**TASK OBJECTIVE**
With the images removed, repeat the data below exactly.

**RECORDED DATA**
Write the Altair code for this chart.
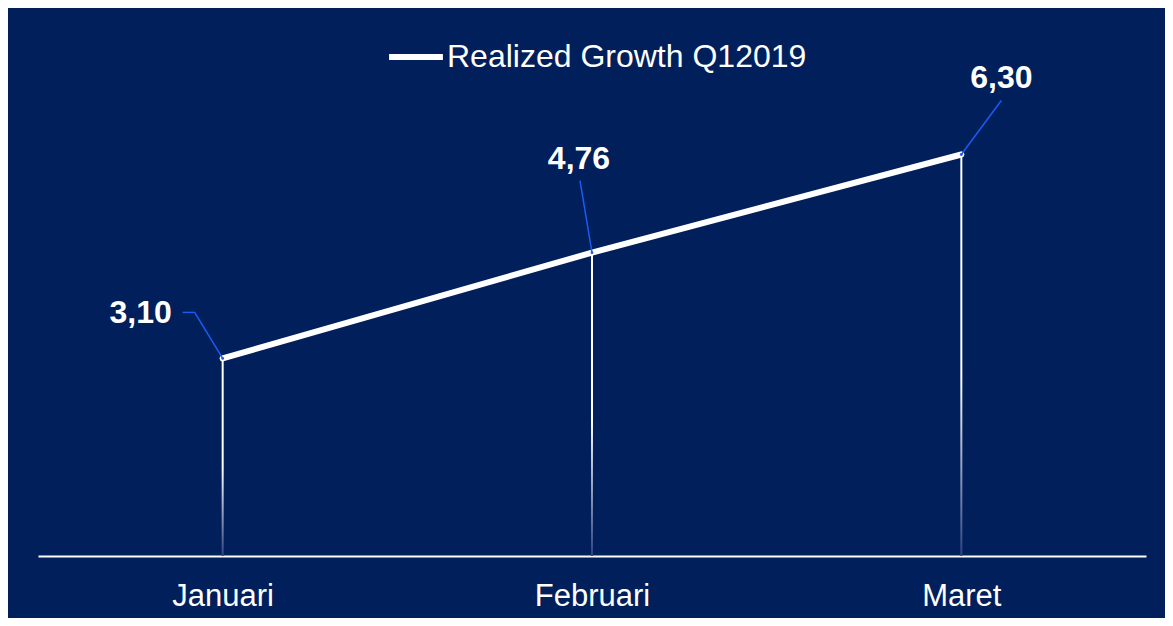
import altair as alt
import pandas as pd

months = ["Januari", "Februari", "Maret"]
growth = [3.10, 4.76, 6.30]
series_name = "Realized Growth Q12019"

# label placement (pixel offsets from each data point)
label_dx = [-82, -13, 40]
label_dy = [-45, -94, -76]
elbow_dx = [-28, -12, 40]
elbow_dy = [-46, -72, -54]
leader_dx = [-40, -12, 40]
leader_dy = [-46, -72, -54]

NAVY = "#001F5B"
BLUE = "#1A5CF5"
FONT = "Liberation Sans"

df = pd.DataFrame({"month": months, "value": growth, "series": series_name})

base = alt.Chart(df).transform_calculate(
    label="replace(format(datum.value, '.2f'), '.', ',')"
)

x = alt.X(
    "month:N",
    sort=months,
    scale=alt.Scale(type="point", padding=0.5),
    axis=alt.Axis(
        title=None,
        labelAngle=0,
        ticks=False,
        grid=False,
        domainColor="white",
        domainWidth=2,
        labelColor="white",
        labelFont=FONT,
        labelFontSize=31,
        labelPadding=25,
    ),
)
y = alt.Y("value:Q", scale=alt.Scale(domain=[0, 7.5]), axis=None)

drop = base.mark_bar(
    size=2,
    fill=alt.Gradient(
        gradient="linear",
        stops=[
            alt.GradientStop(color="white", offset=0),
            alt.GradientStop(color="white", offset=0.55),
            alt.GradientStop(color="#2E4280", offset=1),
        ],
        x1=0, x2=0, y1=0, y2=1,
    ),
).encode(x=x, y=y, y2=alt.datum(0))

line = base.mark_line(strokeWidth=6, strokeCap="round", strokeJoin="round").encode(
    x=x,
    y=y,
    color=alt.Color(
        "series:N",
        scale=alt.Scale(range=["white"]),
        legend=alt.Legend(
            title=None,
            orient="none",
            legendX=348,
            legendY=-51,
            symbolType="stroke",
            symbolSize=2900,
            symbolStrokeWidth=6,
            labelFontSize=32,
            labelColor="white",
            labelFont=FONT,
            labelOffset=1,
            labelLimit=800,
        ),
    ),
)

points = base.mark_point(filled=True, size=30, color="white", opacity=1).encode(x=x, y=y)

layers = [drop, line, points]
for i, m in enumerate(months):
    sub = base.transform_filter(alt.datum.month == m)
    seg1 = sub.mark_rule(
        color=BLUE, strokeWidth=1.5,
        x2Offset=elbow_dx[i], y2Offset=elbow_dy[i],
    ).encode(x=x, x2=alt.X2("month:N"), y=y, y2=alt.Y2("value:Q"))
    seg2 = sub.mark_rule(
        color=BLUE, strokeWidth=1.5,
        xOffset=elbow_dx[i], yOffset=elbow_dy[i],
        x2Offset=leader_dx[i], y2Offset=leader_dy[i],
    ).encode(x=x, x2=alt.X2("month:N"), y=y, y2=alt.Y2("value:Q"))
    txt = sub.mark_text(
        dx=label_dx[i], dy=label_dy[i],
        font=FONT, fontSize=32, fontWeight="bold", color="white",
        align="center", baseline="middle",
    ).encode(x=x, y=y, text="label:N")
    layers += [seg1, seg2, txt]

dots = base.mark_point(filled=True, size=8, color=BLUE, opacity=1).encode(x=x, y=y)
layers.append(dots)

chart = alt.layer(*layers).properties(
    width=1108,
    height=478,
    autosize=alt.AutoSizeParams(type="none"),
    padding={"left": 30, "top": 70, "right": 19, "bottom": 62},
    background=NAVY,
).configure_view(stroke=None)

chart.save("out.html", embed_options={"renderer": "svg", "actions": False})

**FINAL ANSWER**
Write the Altair code for this chart.
import altair as alt
import pandas as pd

months = ["Januari", "Februari", "Maret"]
growth = [3.10, 4.76, 6.30]
series_name = "Realized Growth Q12019"

# label placement (pixel offsets from each data point)
label_dx = [-82, -13, 40]
label_dy = [-45, -94, -76]
elbow_dx = [-28, -12, 40]
elbow_dy = [-46, -72, -54]
leader_dx = [-40, -12, 40]
leader_dy = [-46, -72, -54]

NAVY = "#001F5B"
BLUE = "#1A5CF5"
FONT = "Liberation Sans"

df = pd.DataFrame({"month": months, "value": growth, "series": series_name})

base = alt.Chart(df).transform_calculate(
    label="replace(format(datum.value, '.2f'), '.', ',')"
)

x = alt.X(
    "month:N",
    sort=months,
    scale=alt.Scale(type="point", padding=0.5),
    axis=alt.Axis(
        title=None,
        labelAngle=0,
        ticks=False,
        grid=False,
        domainColor="white",
        domainWidth=2,
        labelColor="white",
        labelFont=FONT,
        labelFontSize=31,
        labelPadding=25,
    ),
)
y = alt.Y("value:Q", scale=alt.Scale(domain=[0, 7.5]), axis=None)

drop = base.mark_bar(
    size=2,
    fill=alt.Gradient(
        gradient="linear",
        stops=[
            alt.GradientStop(color="white", offset=0),
            alt.GradientStop(color="white", offset=0.55),
            alt.GradientStop(color="#2E4280", offset=1),
        ],
        x1=0, x2=0, y1=0, y2=1,
    ),
).encode(x=x, y=y, y2=alt.datum(0))

line = base.mark_line(strokeWidth=6, strokeCap="round", strokeJoin="round").encode(
    x=x,
    y=y,
    color=alt.Color(
        "series:N",
        scale=alt.Scale(range=["white"]),
        legend=alt.Legend(
            title=None,
            orient="none",
            legendX=348,
            legendY=-51,
            symbolType="stroke",
            symbolSize=2900,
            symbolStrokeWidth=6,
            labelFontSize=32,
            labelColor="white",
            labelFont=FONT,
            labelOffset=1,
            labelLimit=800,
        ),
    ),
)

points = base.mark_point(filled=True, size=30, color="white", opacity=1).encode(x=x, y=y)

layers = [drop, line, points]
for i, m in enumerate(months):
    sub = base.transform_filter(alt.datum.month == m)
    seg1 = sub.mark_rule(
        color=BLUE, strokeWidth=1.5,
        x2Offset=elbow_dx[i], y2Offset=elbow_dy[i],
    ).encode(x=x, x2=alt.X2("month:N"), y=y, y2=alt.Y2("value:Q"))
    seg2 = sub.mark_rule(
        color=BLUE, strokeWidth=1.5,
        xOffset=elbow_dx[i], yOffset=elbow_dy[i],
        x2Offset=leader_dx[i], y2Offset=leader_dy[i],
    ).encode(x=x, x2=alt.X2("month:N"), y=y, y2=alt.Y2("value:Q"))
    txt = sub.mark_text(
        dx=label_dx[i], dy=label_dy[i],
        font=FONT, fontSize=32, fontWeight="bold", color="white",
        align="center", baseline="middle",
    ).encode(x=x, y=y, text="label:N")
    layers += [seg1, seg2, txt]

dots = base.mark_point(filled=True, size=8, color=BLUE, opacity=1).encode(x=x, y=y)
layers.append(dots)

chart = alt.layer(*layers).properties(
    width=1108,
    height=478,
    autosize=alt.AutoSizeParams(type="none"),
    padding={"left": 30, "top": 70, "right": 19, "bottom": 62},
    background=NAVY,
).configure_view(stroke=None)

chart.save("out.html", embed_options={"renderer": "svg", "actions": False})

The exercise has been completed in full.